Padavan's name will grace the front entrance to the 32-acre campus on Union Turnpike and Commonwealth Boulevard in Bellerose, which houses two K-8 schools and a high school for 3,000 students.
"It's very nice of them to do this and I'm very grateful," Padavan said.
Civic leaders, education officials and representatives for Mayor Michael Bloomberg and Schools Chancellor Joel Klein are expected to attend the 10 a.m. ceremony. A luncheon was scheduled to take place at the nearby Queens County Farm Museum following the event.
"I think it's a great thing," said Richard Hellenbrecht, chairman of Community Board 13, which covers the campus. "Frank is an extraordinary person who does so much for the community."
The state previously owned the land where the campus is now situated, which housed buildings associated with the Creedmoor Psychiatric Center.
"I'd gotten wind that the state Office of Mental Health was going to dispose of these 32 acres and sell them to the highest bidder," Padavan said.
In August 1998, Padavan said he met with then-Schools Chancellor Rudy Crew and suggested the location would be a good opportunity to build new schools to address overcrowding problems in his district.
Crew agreed with Padavan, and in January 1999, the senator introduced legislation for the state to transfer the land to the city DOE so the school complex could be built.
State Assemblyman Mark Weprin (D-Little Neck) sponsored the bill in the Assembly.
The legislation was passed, and what Padavan called the largest construction project the city DOE had ever undertaken at the time was underway.
Nearby residents of Glen Oaks Village were concerned that the new schools would create parking and traffic problems in the neighborhood, Padavan said, so he suggested an elaborate road system be built for the campus.
To do that, Padavan said a variance was needed from the state to cut roads through the property. He said a network of roads was built on the north and south sides of Union Turnpike to create entrances and exits through the campus that can be accessed over the Cross Island Parkway and underneath Union Turnpike.

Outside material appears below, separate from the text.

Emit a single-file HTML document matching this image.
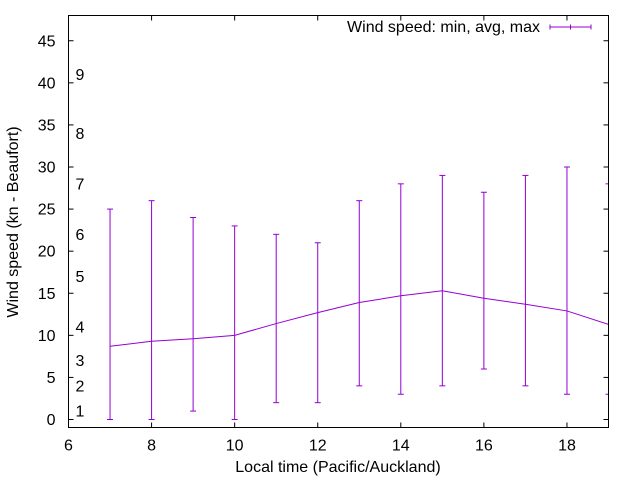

Numerous parking spaces were constructed on the campus so parents, school buses and delivery trucks would not congest nearby roads, Padavan said.
"I don't know of any school complex or a single school that has that much parking on campus," he said.
The state OMH buildings also had to be demolished to accommodate the three schools.
It took three years to complete the project and the schools opened in 2003.
"It's really quite a remarkable place," Padavan said. "It was quite an engineering feat in many ways."